Find Us On Social Media :

Kisah Tragis Para Tentara Bayaran AS yang Terbunuh di Fallujah Irak: Sudah Dibakar, Digantung Pula di Jembatan

By Moh Habib Asyhad, Minggu, 27 Agustus 2017 | 15:30 WIB

Tugas pengiriman itu sebenarnya sederhana.

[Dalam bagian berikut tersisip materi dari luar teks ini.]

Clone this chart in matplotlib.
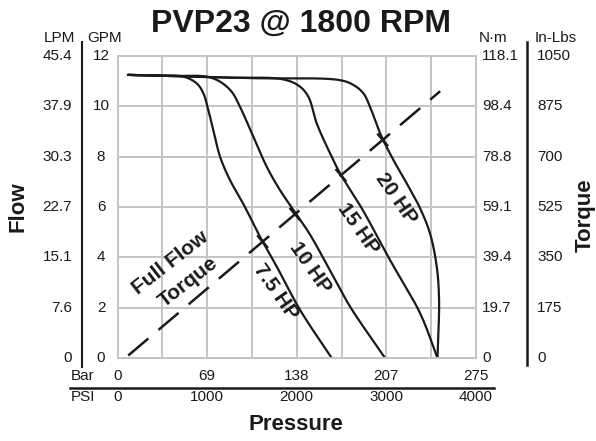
import numpy as np
import matplotlib
matplotlib.use("Agg")
import matplotlib.pyplot as plt
from matplotlib.transforms import blended_transform_factory

plt.rcParams['font.family'] = ['Liberation Sans', 'DejaVu Sans']
plt.rcParams['lines.scale_dashes'] = False

# ---------------- data ----------------
title = "PVP23 @ 1800 RPM"
gpm_ticks = [0, 2, 4, 6, 8, 10, 12]
lpm_labels = ["0", "7.6", "15.1", "22.7", "30.3", "37.9", "45.4"]
nm_labels = ["0", "19.7", "39.4", "59.1", "78.8", "98.4", "118.1"]
inlb_labels = ["0", "175", "350", "525", "700", "875", "1050"]
psi_ticks = [0, 1000, 2000, 3000, 4000]
bar_labels = ["0", "69", "138", "207", "275"]

# flow curves (PSI, GPM)
hp75_psi = [117, 400, 735, 884, 958, 1013, 1069, 1144, 1255, 1400, 1590, 1777, 2037, 2390]
hp75_gpm = [11.25, 11.22, 11.18, 10.91, 10.52, 9.85, 9.06, 8.0, 7.07, 6.15, 4.82, 3.63, 1.91, 0.0]
hp10_psi = [117, 600, 995, 1144, 1274, 1367, 1516, 1665, 1813, 2140, 2408, 2595, 2985]
hp10_gpm = [11.25, 11.21, 11.18, 10.98, 10.58, 9.98, 8.79, 7.6, 6.67, 4.95, 3.23, 2.04, 0.0]
hp15_psi = [117, 1200, 1850, 2030, 2130, 2223, 2372, 2483, 2725, 3041, 3376, 3570]
hp15_gpm = [11.25, 11.14, 11.07, 10.8, 10.38, 9.32, 8.13, 7.34, 5.95, 3.89, 1.78, 0.0]
hp20_psi = [117, 1500, 2483, 2632, 2743, 2818, 2930, 3078, 3227, 3376, 3487, 3562, 3588, 3570]
hp20_gpm = [11.25, 11.12, 11.04, 10.85, 10.52, 9.98, 8.93, 7.87, 6.94, 5.95, 4.95, 3.63, 2.3, 0.0]
curve_labels = ["7.5 HP", "10 HP", "15 HP", "20 HP"]
curve_label_psi = [1760, 2150, 2680, 3110]
curve_label_gpm = [2.62, 3.6, 5.16, 6.35]

# full flow torque line
torque_psi = [120, 3600]
torque_gpm = [0.1, 10.6]

# ---------------- figure ----------------
W, H = 596, 441
fig = plt.figure(figsize=(W / 100, H / 100), dpi=100)
L, R, T, B = 117.5, 476, 56, 358
ax = fig.add_axes([L / W, 1 - B / H, (R - L) / W, (B - T) / H])
ax.set_xlim(0, 4000)
ax.set_ylim(0, 12)
ax.set_xticks(np.arange(0, 4001, 500))
ax.set_yticks(gpm_ticks)
ax.grid(True, color='#c4c4c4', lw=1.4)
ax.tick_params(length=0, labelleft=False, labelbottom=False)
for s in ax.spines.values():
    s.set_color('#c4c4c4')
    s.set_linewidth(1.4)
ax.set_axisbelow(True)


def smooth(px, gy, n=20):
    """Centripetal Catmull-Rom through the points, in pixel-like space."""
    sx, sy = (R - L) / 4000.0, (B - T) / 12.0
    P = np.column_stack([np.asarray(px, float) * sx, np.asarray(gy, float) * sy])
    P = np.vstack([2 * P[0] - P[1], P, 2 * P[-1] - P[-2]])
    out = [P[1]]
    for i in range(1, len(P) - 2):
        p0, p1, p2, p3 = P[i - 1], P[i], P[i + 1], P[i + 2]
        t0 = 0.0
        t1 = t0 + np.linalg.norm(p1 - p0) ** 0.5 + 1e-9
        t2 = t1 + np.linalg.norm(p2 - p1) ** 0.5 + 1e-9
        t3 = t2 + np.linalg.norm(p3 - p2) ** 0.5 + 1e-9
        t = np.linspace(t1, t2, n)[1:, None]
        A1 = (t1 - t) / (t1 - t0) * p0 + (t - t0) / (t1 - t0) * p1
        A2 = (t2 - t) / (t2 - t1) * p1 + (t - t1) / (t2 - t1) * p2
        A3 = (t3 - t) / (t3 - t2) * p2 + (t - t2) / (t3 - t2) * p3
        B1 = (t2 - t) / (t2 - t0) * A1 + (t - t0) / (t2 - t0) * A2
        B2 = (t3 - t) / (t3 - t1) * A2 + (t - t1) / (t3 - t1) * A3
        C = (t2 - t) / (t2 - t1) * B1 + (t - t1) / (t2 - t1) * B2
        out.extend(C)
    out = np.array(out)
    return out[:, 0] / sx, out[:, 1] / sy


curves = [(hp75_psi, hp75_gpm), (hp10_psi, hp10_gpm), (hp15_psi, hp15_gpm), (hp20_psi, hp20_gpm)]
smoothed = []
for px, gy in curves:
    xs_, ys_ = smooth(px, gy)
    smoothed.append((xs_, ys_))
    ax.plot(xs_, ys_, color='#1a1a1a', lw=1.6, solid_capstyle='round', clip_on=False)

ax.plot(torque_psi, torque_gpm, color='#1a1a1a', lw=1.8, dashes=(19, 9.5), clip_on=False)

# tick marks where curves cross the torque line
tp = np.array(torque_psi, float)
tg = np.array(torque_gpm, float)
p0 = ax.transData.transform((tp[0], tg[0]))
p1 = ax.transData.transform((tp[1], tg[1]))
d = (p1 - p0) / np.hypot(*(p1 - p0))
nrm = np.array([-d[1], d[0]])
for cx, cy in smoothed:
    line_y = tg[0] + (cx - tp[0]) * (tg[1] - tg[0]) / (tp[1] - tp[0])
    diff = cy - line_y
    idx = np.where(np.diff(np.sign(diff)) != 0)[0]
    if len(idx):
        i = idx[0]
        c = ax.transData.transform((cx[i], line_y[i]))
        a = ax.transData.inverted().transform(c - nrm * 7)
        b = ax.transData.inverted().transform(c + nrm * 7)
        ax.plot([a[0], b[0]], [a[1], b[1]], color='#1a1a1a', lw=1.8)

for lab, x, y in zip(curve_labels, curve_label_psi, curve_label_gpm):
    ax.text(x, y, lab, rotation=-55, ha='center', va='center', fontsize=15,
            fontweight='bold', color='#1a1a1a', rotation_mode='anchor')
ax.text(590, 3.8, "Full Flow", rotation=38, ha='center', va='center', fontsize=15,
        fontweight='bold', color='#1a1a1a', rotation_mode='anchor')
ax.text(790, 3.0, "Torque", rotation=38, ha='center', va='center', fontsize=15,
        fontweight='bold', color='#1a1a1a', rotation_mode='anchor')

# ---------------- side axes ----------------
fy = blended_transform_factory(fig.transFigure, ax.transData)
tc = '#1a1a1a'
fs = 11
for g, l1, n1, i1 in zip(gpm_ticks, lpm_labels, nm_labels, inlb_labels):
    fig.text(72 / W, g, l1, transform=fy, ha='right', va='center', fontsize=fs, color=tc)
    fig.text(101 / W, g, str(g), transform=fy, ha='center', va='center', fontsize=fs, color=tc)
    fig.text(482 / W, g, n1, transform=fy, ha='left', va='center', fontsize=fs, color=tc)
    fig.text(537 / W, g, i1, transform=fy, ha='left', va='center', fontsize=fs, color=tc)

fig.text(59 / W, 1 - 38 / H, "LPM", ha='center', va='center', fontsize=fs, color=tc)
fig.text(105 / W, 1 - 38 / H, "GPM", ha='center', va='center', fontsize=fs, color=tc)
fig.text(493 / W, 1 - 38 / H, "N·m", ha='center', va='center', fontsize=fs, color=tc)
fig.text(556 / W, 1 - 38 / H, "In-Lbs", ha='center', va='center', fontsize=fs, color=tc)

fig.add_artist(plt.Line2D([82 / W, 82 / W], [1 - 42 / H, 1 - 367 / H], color='#1a1a1a', lw=1.5))
fig.add_artist(plt.Line2D([527 / W, 527 / W], [1 - 42 / H, 1 - 365 / H], color='#1a1a1a', lw=1.8))

fig.text(18 / W, 1 - 207 / H, "Flow", rotation=90, ha='center', va='center', fontsize=16,
         fontweight='bold', color=tc)
fig.text(585 / W, 1 - 215 / H, "Torque", rotation=90, ha='center', va='center', fontsize=16,
         fontweight='bold', color=tc)

# ---------------- bottom axes ----------------
fx = blended_transform_factory(ax.transData, fig.transFigure)
for p, bl in zip(psi_ticks, bar_labels):
    fig.text(p, 1 - 376 / H, bl, transform=fx, ha='center', va='center', fontsize=fs, color=tc)
    fig.text(p, 1 - 397 / H, str(p), transform=fx, ha='center', va='center', fontsize=fs, color=tc)
fig.text(71 / W, 1 - 376 / H, "Bar", ha='left', va='center', fontsize=fs, color=tc)
fig.text(71 / W, 1 - 397 / H, "PSI", ha='left', va='center', fontsize=fs, color=tc)
fig.add_artist(plt.Line2D([70 / W, 494 / W], [1 - 388 / H, 1 - 388 / H], color='#1a1a1a', lw=1.8))

fig.text(296 / W, 1 - 424 / H, "Pressure", ha='center', va='center', fontsize=16,
         fontweight='bold', color=tc)
fig.text(301 / W, 1 - 32 / H, title, ha='center', va='baseline', fontsize=23,
         fontweight='bold', color=tc)

fig.savefig("out.png", dpi=100)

Personil Blackwater yang mengendarai mobil pengawal tinggal memandu sekaligus mengawal konvoi truk menuju lokasi yang dituju.

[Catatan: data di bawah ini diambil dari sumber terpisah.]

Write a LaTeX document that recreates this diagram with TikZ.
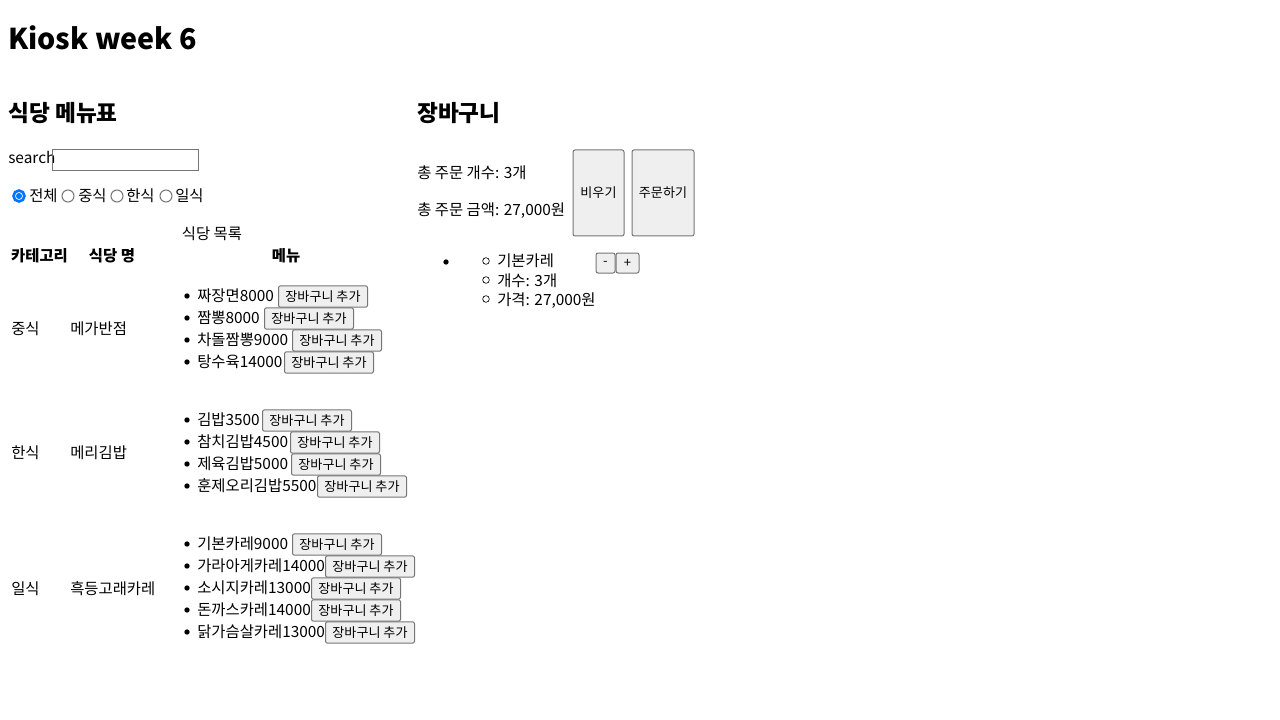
\documentclass[tikz,border=0pt]{standalone}
\usepackage{fontspec}
\setmainfont{Noto Sans CJK KR}
\definecolor{bord}{HTML}{767676}
\definecolor{btnfill}{HTML}{EFEFEF}
\definecolor{radioblue}{HTML}{0075FF}
\begin{document}
\begin{tikzpicture}[x=0.75pt,y=-0.75pt,
  txt/.style={anchor=base west,inner sep=0pt,font=\fontsize{11.55pt}{14pt}\selectfont},
  ctxt/.style={anchor=base,inner sep=0pt,font=\fontsize{11.55pt}{14pt}\selectfont},
  hdr/.style={anchor=base,inner sep=0pt,font=\fontsize{11.55pt}{14pt}\selectfont\bfseries},
  htwo/.style={anchor=base west,inner sep=0pt,font=\fontsize{17pt}{20pt}\selectfont\bfseries},
  btn/.style={draw=bord,fill=btnfill,rounded corners=1.5pt,line width=0.75pt,inner sep=0pt,
    font=\fontsize{9.8pt}{12pt}\selectfont},
  addbtn/.style={btn,anchor=west,minimum width=66.75pt,minimum height=16pt},
  radio/.style={circle,draw=bord,line width=0.75pt,minimum size=9pt,inner sep=0pt},
  radioon/.style={circle,draw=radioblue,fill=white,line width=2pt,minimum size=8.2pt,inner sep=0pt},
  dotb/.style={circle,fill=black,minimum size=4pt,inner sep=0pt},
  doto/.style={circle,draw=black,line width=0.5pt,minimum size=5pt,inner sep=0pt}]
\useasboundingbox (0,0) rectangle (1280,720);
\fill[white] (0,0) rectangle (1280,720);

% titles
\node[anchor=base west,inner sep=0pt,font=\fontsize{21.5pt}{26pt}\selectfont\bfseries] (title) at (8,50) {Kiosk week 6};
\node[htwo] (menuh) at (8,122) {식당 메뉴표};
\node[htwo] (carth) at (417,122) {장바구니};

% search
\node[txt] (search) at (8,164) {search};
\node[draw=bord,line width=0.75pt,minimum width=109.5pt,minimum height=15.75pt,inner sep=0pt,anchor=west] (sbox) at (52,160.5) {};

% radios
\node[radioon] (r1) at (19,196) {};
\fill[radioblue] (r1.center) circle (3);
\node[txt] (rt1) at (29,202) {전체};
\node[radio] (r2) at (68,196) {};
\node[txt] (rt2) at (78,202) {중식};
\node[radio] (r3) at (117,196) {};
\node[txt] (rt3) at (126,202) {한식};
\node[radio] (r4) at (166,196) {};
\node[txt] (rt4) at (175,202) {일식};

% table caption and headers
\node[ctxt] (cap) at (212,239) {식당 목록};
\node[hdr] (h1) at (39.5,261) {카테고리};
\node[hdr] (h2) at (112,261) {식당 명};
\node[hdr] (h3) at (286,261) {메뉴};

% rows
\node[txt] (c1) at (11,334) {중식};
\node[txt] (n1) at (70,334) {메가반점};
\node[txt] (c2) at (11,458) {한식};
\node[txt] (n2) at (70,458) {메리김밥};
\node[txt] (c3) at (11,594) {일식};
\node[txt] (n3) at (70,594) {흑등고래카레};

% menu items
\foreach \t/\y/\b [count=\i] in {
  짜장면8000/295/278, 짬뽕8000/317/264, 차돌짬뽕9000/339/292, 탕수육14000/361/284,
  김밥3500/419/262, 참치김밥4500/441/290, 제육김밥5000/463/291, 훈제오리김밥5500/485/317,
  기본카레9000/543/292, 가라아게카레14000/565/325, 소시지카레13000/587/311,
  돈까스카레14000/609/311, 닭가슴살카레13000/631/325}
{
  \node[dotb] (d\i) at (187,\y+1) {};
  \node[txt] (m\i) at (197,\y+6) {\t};
  \node[addbtn] (b\i) at (\b,\y+1.5) {장바구니 추가};
}

% cart
\node[txt] (cnt) at (417,179) {총 주문 개수: 3개};
\node[txt] (sum) at (417,215) {총 주문 금액: 27,000원};
\node[btn,minimum width=38.25pt,minimum height=64.5pt] (clear) at (598.5,193) {비우기};
\node[btn,minimum width=46.5pt,minimum height=64.5pt] (order) at (663,193) {주문하기};

\node[dotb] (cb) at (446,262) {};
\node[doto] (o1) at (486,261) {};
\node[doto] (o2) at (486,280) {};
\node[doto] (o3) at (486,299) {};
\node[txt] (i1) at (497,266) {기본카레};
\node[txt] (i2) at (497,286) {개수: 3개};
\node[txt] (i3) at (497,305) {가격: 27,000원};
\node[btn,minimum width=14.25pt,minimum height=15pt] (minus) at (605.5,263) {-};
\node[btn,minimum width=17.25pt,minimum height=15pt] (plus) at (627.5,263) {+};
\end{tikzpicture}
\end{document}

Jika tak ada halangan konvoi logistik akan tiba tepat waktu dan misi pun bisa dilbilang sukses.

Walaupun prosedur pengiriman logistik merupakan pekerjaan rutin, Blackwater tetap merancang proses pengiriman secara matang sehingga baik personil yang mengawal maupun barang yang dikirim bisa terjamin keselamatannya.

Untuk sebuah misi pengiriman logistik Blackwater menerapkan sistem pengawalan standart 6 personil PMC didukung oleh 2 ranpur lapis baja seperti Humve.

Dalam formasi pengawalan, mobil pertama yang ditumpangi 3 personil Blackwater akan bertugas di depan konvoi truk sedangkan satu mobil lagi yang juga berisi 3 personil bertugas mengawal di belakang konvoi.

Persenjataan yang dipegang PMC merupakan senjata standart seperti senapan M-4 dan pistol Glock.

Sementara senjata seperti senapan mesin dipegang oleh orang ketiga yang duduk di bagian belakang mobil pengawal.

Jika disergap oleh penyerang, penumpang di samping sopir bisa menembakkan senjata ke arah samping kanan, sopir yang terlatih mengemudi sambil menembak menghadang lawan dari arah kiri, sementara penumpang di bagian belakang siap menghadapi penyerang dari arah belakang.

Dengan sistem pertahanan seperti itu secara teori personil PMC yang masih berada di dalam mobil bisa memberikan perlawanan memadai saat disergap.

Tapi pada misi pengawalan dari Kuwait ke Taji, Blackwater ternyata menyiapkan fasilitas pengamanan yang tidak memenuhi standar.

Mereka hanya menyediakan 4 personil PMC bersenjata standar yang menumpang mobil SUV Mistshubishi Pajero.